Comfort Me
When she was so little, she only had a few dozen words, my daughter used to come up to us, arms reaching into the air and say “I need comforting! Comfort me!” when she was upset, or scared, or had found herself in the middle of a tantrum and she didn’t know how to get free.
Since the day they let me hold her, which is not the same as the day she was born, I would hold her and tap her butt lightly as a way of comforting her.

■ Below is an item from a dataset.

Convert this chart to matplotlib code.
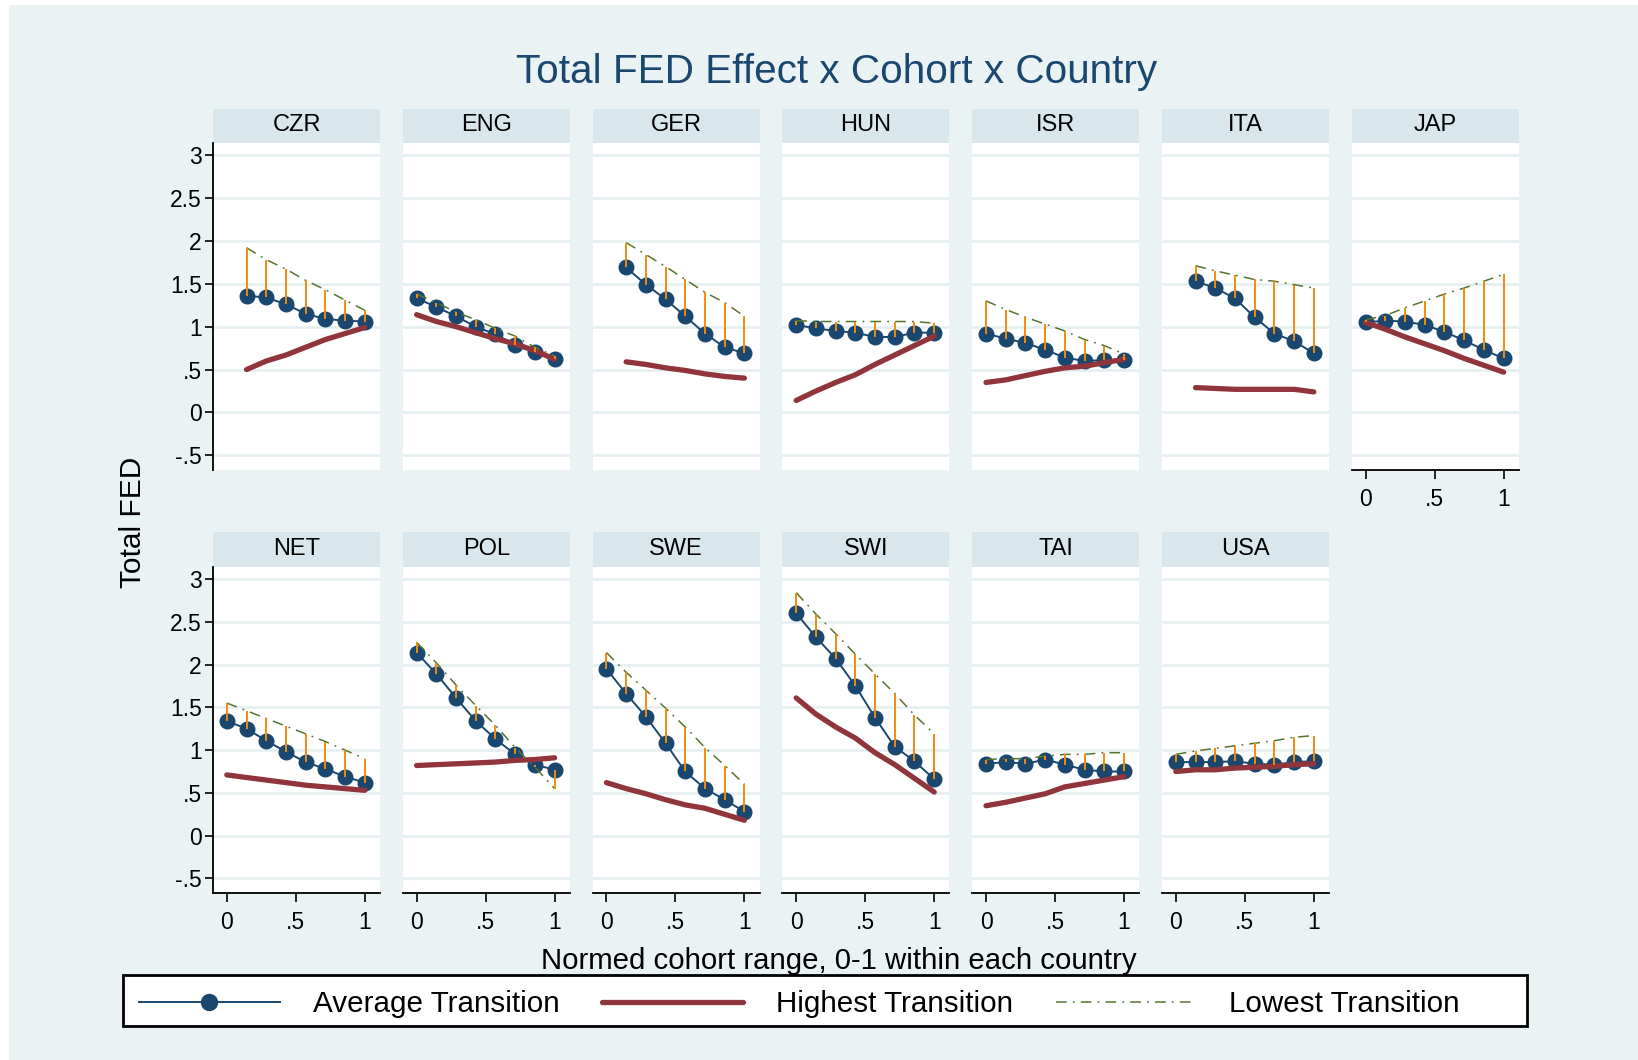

As she grew, her little body would stretch out across mine, and I would tap the diapered butt softly, lulling her into sleep. Years went on and the diapers disappeared, and now at age 7 3/4 she still asks for comfort. “I need help calming down” she says. Her body stretches out, legs well off to the side, and I comfort her.
Comfort me.
There is a reason I found myself at 217 pounds. Food is a comfort for me sometimes, and I have found myself fueling my comfort rather than my body with things that make me feel yucky.
I need comfort. I should find it on the road, in the run, in a yoga pose, but I have found it in the drive thru, and the freezer full of girls scout cookies, and ice cream.
Over the last few days I have felt a failure for it, and as a result, I have been stuffing my face with all sorts of things, daring my body to gain weight, thinking that is what I deserved.
Comfort me, no, I think it is more punishment.
All I know is, I need to figure it out and get to the other side, where I belong, where I am comforted in the run, food is fuel, and I have a balance of moderation in quality indulgences.